Noting that Kenya and Greece enjoyed good trading relations, Kandie, a one-time consultant with the World Bank, said trade exchanges between the two countries rose from $8.83 million in 2008 to $11.88 million in 2011. However, the global economic crisis of 2012 saw it drop to $8.72 million. Tapping into Greece’s ancient history to woo its investors and citizens to Kenya, Kandie assured them that Kenya was an avid consumer of the great historical gifts that their country offers the world such as philosophy, democracy, the Olympics, and the Marathon. She urged them to make Kenya a preferred destination for Greek investment and source of imports.
Married to Ambassador Julius Kandie, a career diplomat and former Solicitor General, and considering the nature of her ministry, Kandie was no doubt a widely-travelled person. Her academic and professional journey of thousands of kilometres around the world began with baby steps in her village in Eldama Ravine, Baringo County, where she attended Poror Primary School before going to Kapropita Girl’s High school for her ‘O’ level studies.
In picking her for his Cabinet, President Kenyatta must have hoped to tap her global exposure and charming demeanour to project the country’s image to the world and advance the government’s trade and tourism targets.

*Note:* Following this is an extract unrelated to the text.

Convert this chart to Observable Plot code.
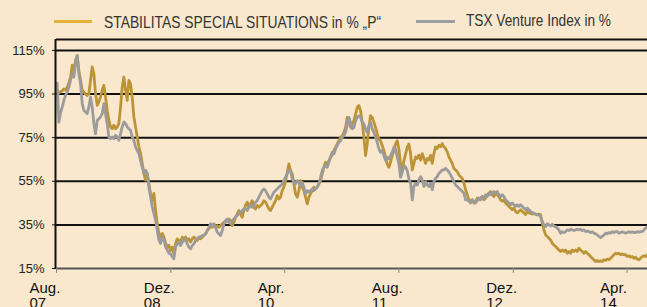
<!DOCTYPE html>
<html><head><meta charset="utf-8">
<script src="https://cdn.jsdelivr.net/npm/d3@7"></script>
<script src="https://cdn.jsdelivr.net/npm/@observablehq/plot@0.6"></script>
<style>
html,body{margin:0;padding:0;background:#FAE8CE;}
#wrap{position:relative;width:647px;height:307px;overflow:hidden;background:#FAE8CE;}
.sw{position:absolute;height:3px;}
.lt{position:absolute;font-family:"Liberation Sans Narrow","Arial Narrow","Liberation Sans",Arial,sans-serif;font-size:16.5px;color:#333;white-space:nowrap;transform-origin:0 0;line-height:1;}
#chart{position:absolute;left:0;top:33px;}
</style></head>
<body><div id="wrap">
<div class="sw" style="left:54px;top:20px;width:38px;background:#E6AF3A"></div>
<span class="lt" id="t1" style="left:104px;top:14px">STABILITAS SPECIAL SITUATIONS in % „P“</span>
<div class="sw" style="left:416px;top:20px;width:39px;background:#9C9FA2"></div>
<span class="lt" id="t2" style="left:466px;top:11.5px">TSX Venture Index in %</span>
<div id="chart"></div>
</div>
<script>
// weekly series, first observation 2007-08-04
const seriesStart = Date.UTC(2007, 7, 4);
const stepDays = 7.113;

const stabilitas = [
97,95.5,96,96.5,97.3,96.8,98,100,102.8,108.2,
105.8,110.4,112.7,105.8,101.3,96.7,95.9,95,94.3,95.1,
101.3,107.4,104.3,95.2,89.8,91.4,93.7,96.7,99,93.7,
87.5,83,79.9,79.1,80.7,79.1,79.9,81.4,89,98.2,
102.8,96.7,92.1,101.3,99.7,93.6,84.5,79.9,75.4,70.8,
67.7,63.2,58.6,55.5,58.6,54,49.4,46.3,49.4,41.8,
35.6,31.1,29.5,31.1,29.5,26.5,24.9,25.7,
23.2,24.8,21.7,26.3,28.6,27.8,27.1,29.4,28.6,29.4,
27.8,28.6,27.1,28.6,29.4,28.6,27.8,29.4,28.6,29.4,
30.1,30.9,32.4,33.2,34.7,33.9,34.7,33.9,34.7,33.9,
34.7,35.5,36.2,36.2,37,37.7,37,34.7,36.2,38.5,
40,41.6,40,38.5,41.6,43.9,45.4,43.1,44.6,46.1,
43.1,42.3,43.9,43.1,43.9,44.6,46.1,45.4,43.9,42.3,
41.6,43.1,44.6,46.1,48.4,46.9,47.7,50.7,52.3,55.3,
59.1,62.9,
59.9,58.4,53.8,49.2,47.7,50.7,55.3,52.3,50.7,47.7,
44.6,47.7,49.2,50.7,52.3,51.5,52.3,53.8,55.3,58.4,
61.4,63.7,62.2,64.5,66,67.5,69.1,70.6,72.1,73.6,
75.2,75.9,77.4,79.7,84.3,82.8,79.7,81.3,82.8,85.8,
88.9,89.7,87.4,82,75.2,66.8,72.1,79.7,85.1,84.3,
82,79.7,76.7,74.4,73.6,71.3,69.1,66,62.9,61.4,
63.7,66.8,69.1,72.1,73.6,69.8,62.9,59.9,64.5,67.5,
70.6,72.1,
67.7,60.2,63.2,66.2,65.5,67,64.7,67.7,65.5,63.2,
65.5,64.7,67,63.2,67.7,70.8,70,71.5,70.8,72.3,
70.8,70,68.5,66.2,64.7,63.2,60.9,60.2,59.4,57.9,
57.1,56.4,54.1,51.1,48.8,46.5,45.8,46.5,45,45.8,
47.3,46.5,47.3,48,46.5,47.3,48.8,49.5,50.3,48.8,
48,49.5,48.8,48,46.5,45.8,46.5,45,44.2,43.5,
42.7,42,42.7,41.2,40.5,41.2,42,41.2,40.5,39.7,
41.2,40.5,
40.3,40,40.3,39.8,39.6,40,39.6,35.8,32.7,30.4,
29.7,28.9,28.1,26.6,25.8,25.1,24.3,23.5,22.8,23.5,
22.8,23.5,22,22.8,22,23.5,22.8,23.5,22.8,24.3,
23.5,22.8,22,22.8,22,21.3,20.5,19.7,19,18.2,
18.7,18.2,18.5,18.2,19,18.7,19.3,19,19.7,20.5,
21.3,22,21.7,22,21.3,21.7,21.3,21.3,20.5,20.8,
20.2,20.5,19.7,20.2,19.3,19,19.7,20.5,20.8,20.5,
21.3
];

const tsxVenture = [
100,82,86.5,89,92.1,94.4,95.9,98.2,101.3,104.3,
102.8,108.9,112.7,104.3,99.7,90.6,87.5,86.8,86,89,
93.6,89,81.4,76.8,82.9,83.7,84.5,86,90.6,86,
81.4,75.3,74.5,75.3,74.5,76.1,75.3,73.8,76.8,79.9,
82.2,81.4,79.9,79.1,78.4,75.3,73.8,70.7,69.2,67.7,
64.6,61.6,58.6,60.1,58.6,52.4,47.9,43.3,40.3,37.2,
32.7,28.1,26.5,29.6,28.1,25,23.5,22,
21.7,20.5,19.4,24.8,26.3,27.1,25.5,27.1,27.8,28.6,
26.3,24.8,24,25.5,26.3,27.8,28.6,29.4,29.4,30.1,
30.1,30.9,32.4,33.9,35.5,34.7,35.5,33.9,31.6,30.9,
30.1,32.4,35.5,37,37.7,36.2,35.5,37,37.7,38.5,
39.3,40,40.8,41.6,42.3,42.3,41.6,43.1,43.9,43.1,
43.9,45.4,46.1,47.7,49.2,50.7,51.5,50.7,49.2,47.7,
46.9,48.4,50,50.7,51.5,52.3,53,53.8,55.3,56.8,
58.4,59.9,
59.9,56.1,54.5,53.8,55.3,54.5,53,54.5,52.3,49.2,
50.7,50,50.7,51.5,50.7,51.5,52.3,53.8,56.8,59.9,
61.4,62.2,61.4,63.7,66,68.3,67.5,69.8,71.3,72.9,
73.6,75.2,75.9,77.4,81.3,84.3,82,79,79.7,82.8,
84.3,85.1,84.3,82,81.3,79,77.4,80.5,82,79,
77.4,75.2,72.9,69.8,68.3,69.1,66.8,64.5,66,65.2,
66.8,68.3,70.6,69.8,66,62.9,56.8,59.1,62.2,61.4,
59.9,56.1,
54.1,46.5,52.6,54.1,53.3,55.6,57.1,55.6,52.6,54.8,
53.3,52.6,54.1,51.1,54.8,56.4,57.1,58.6,59.4,60.2,
60.2,60.9,60.2,59.4,57.9,56.4,54.8,53.3,52.6,51.8,
51.1,50.3,49.5,46.5,46.5,45.8,45,46.5,45.8,45,
46.5,47.3,46.5,48,47.3,48.8,48,49.5,48.8,49.5,
50.3,49.5,50.3,48.8,48,48.8,48,46.5,45.8,45,
44.2,45,44.2,43.5,44.2,43.5,44.2,43.5,42.7,42,
42.7,42,
41.1,40.7,40.3,40,39.6,39.6,38.8,36.5,35,34.2,
35.5,35,34.5,35.3,34.5,34.2,33.5,32.7,31.2,31.9,
31.5,31.9,32.7,32.4,33,32.7,32.4,32.7,33,32.7,
33,32.4,32.7,31.9,32.2,31.9,31.5,31.9,31.2,30.9,
30.4,29.7,29.2,29.7,30.4,31.2,30.9,31.5,31.2,31.9,
31.5,31.9,31.9,31.2,31.5,31.9,31.5,31.2,31.5,31.9,
31.5,31.8,31.5,31.5,31.9,31.6,31.9,31.9,32.7,33.5,
34.2
];

const yTickValues = [15, 35, 55, 75, 95, 115];
const gridValues = [35, 55, 75, 95, 115, 120];
const xTickDates = ["2007-08-01","2008-12-01","2010-04-01","2011-08-01","2012-12-01","2014-04-01"];
const xTickLabels = ["Aug.\n07","Dez.\n08","Apr.\n10","Aug.\n11","Dez.\n12","Apr.\n14"];

const data = stabilitas.map((v, i) => ({
  date: new Date(seriesStart + i * stepDays * 864e5),
  stab: v,
  tsx: tsxVenture[i]
}));

const xTicks = xTickDates.map(s => new Date(s + "T00:00:00Z"));
const labelByTime = new Map(xTicks.map((d, i) => [+d, xTickLabels[i]]));
const x0 = new Date(Date.UTC(2007, 7, 1));
const x1 = new Date(Date.UTC(2014, 5, 27));

const chart = Plot.plot({
  width: 647, height: 274,
  marginLeft: 56, marginRight: 0, marginTop: 6, marginBottom: 39,
  style: {background: "transparent", fontFamily: "'Liberation Sans', Arial, sans-serif", color: "#111", overflow: "visible"},
  x: {type: "utc", domain: [x0, x1], label: null},
  y: {domain: [15, 120], label: null},
  marks: [
    Plot.ruleY(gridValues, {stroke: "#111", strokeWidth: 2}),
    Plot.line(data, {x: "date", y: "stab", stroke: "#BC9435", strokeWidth: 2.8}),
    Plot.line(data, {x: "date", y: "tsx", stroke: "#9B9B9B", strokeWidth: 2.8}),
    Plot.ruleY([15], {stroke: "#555", strokeWidth: 2}),
    Plot.ruleX([x0], {stroke: "#111", strokeWidth: 2, dx: -1}),
    Plot.axisY({ticks: yTickValues, tickFormat: d => d + "%", tickSize: 4, tickPadding: 8, fontSize: 13, stroke: "#111", fill: "#222", label: null}),
    Plot.axisX({ticks: xTicks, tickFormat: () => "", tickSize: 5, stroke: "#888", label: null}),
    Plot.axisX({ticks: xTicks, tickFormat: d => labelByTime.get(+d), tickSize: 0, tickPadding: 14, fontSize: 15, textAnchor: "start", dx: -27, fill: "#111", label: null})
  ]
});
document.getElementById("chart").appendChild(chart);

function fit(id, target) {
  const el = document.getElementById(id);
  el.style.transform = "none";
  const w = el.getBoundingClientRect().width;
  if (w > 0) el.style.transform = "scaleX(" + (target / w) + ")";
}
fit("t1", 277); fit("t2", 145);
if (document.fonts && document.fonts.ready) document.fonts.ready.then(() => { fit("t1", 277); fit("t2", 145); });
</script>
</body></html>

Conversations with officials who worked with the CS said because of her background in financial training and extensive experience as a consultant she clearly understood issues of trade.
“She was up to the task of regional trade, non-tariff barriers. She was also the spouse of an ambassador who had done stints in the UK and Austria and would be best placed to attract tourists,” said a senior adviser who worked with her.
He added that from the word go Kandie hit the ground running and was passionate about the job. “Having not worked in government before, she was a keen learner. She often consulted with heads of departments and advisers, asking them to break down issues for her,” the adviser said.
Then, in late November 2015, President Kenyatta reshuffled the Cabinet after the exit of several CSs implicated in corruption in a dossier that the Head of State had presented to Parliament earlier that week. The reshuffle saw Kandie’s ministry reorganised to become East African Community, Labour and Social Protection. The tourism docket was removed.
And here she found herself facing the challenge of delivering one of the government’s key policies on social protection. Under the social protection programme, the CS said, the government had instituted three avenues to help vulnerable groups of its citizens such as orphans, the elderly, and persons with disability.
These channels were social assistance, a cash transfer programme dubbed “Inua Jamii,” managed by the Ministry of Labour; health insurance offered by the Ministry of Health under the National Health Insurance Fund (NHIF); and the social security programme run by the National Social Security Fund (NSSF).
She went around the country to oversee the recruitment of senior citizens (those over 70 years of age) and ensure that the disbursements were seamless and on time.
Kandie was also keen on the condition of Kenyans abroad, visiting the United Arab Emirates, Kuwait, and Saudi Arabia to talk to their officials and Kenyan embassies in efforts to ensure that Kenyans’ complaints were addressed expeditiously.
In a media interview, Kandie explained that since Jubilee came to power in 2013, 50,000 households had been brought under the social assistance programme. The new government, she said, had committed itself to reach out to one million households and make them beneficiaries of the programme by the end of its first term of office in 2017. Although the target was high, the CS was upbeat that, working with other partners such the World Bank and the (UK) Department for International Development (DFID), they had achieved about 70 per cent of the target by September 2016.
The CS said she had instituted various reforms to improve the ministry’s processes. Among the changes was the single registry plan that aimed to bring together all the social protection programmes under one roof. Initially, she said, the three activities (social assistance, health insurance, and social security) ran parallel to one another.
“We are transforming the programme to consolidate the activities in one ministry so that all information about it is easily available to Kenyans,” she said.
Despite her checkered success, however, it is apparent that the experiment with purely technocratic Cabinet secretaries faced such a severe test that President Kenyatta dropped some non-politician ministers while forming his new government after the 2017 elections. Kandie was one of them.
However, in January 2018, she was sent to Brussels as Kenya’s ambassador to Belgium, Luxembourg, and the European Union, a posting she must be at ease with considering its nature as an away-from-the-limelight assignment, her extensive international travel, and rich education in investment and commerce.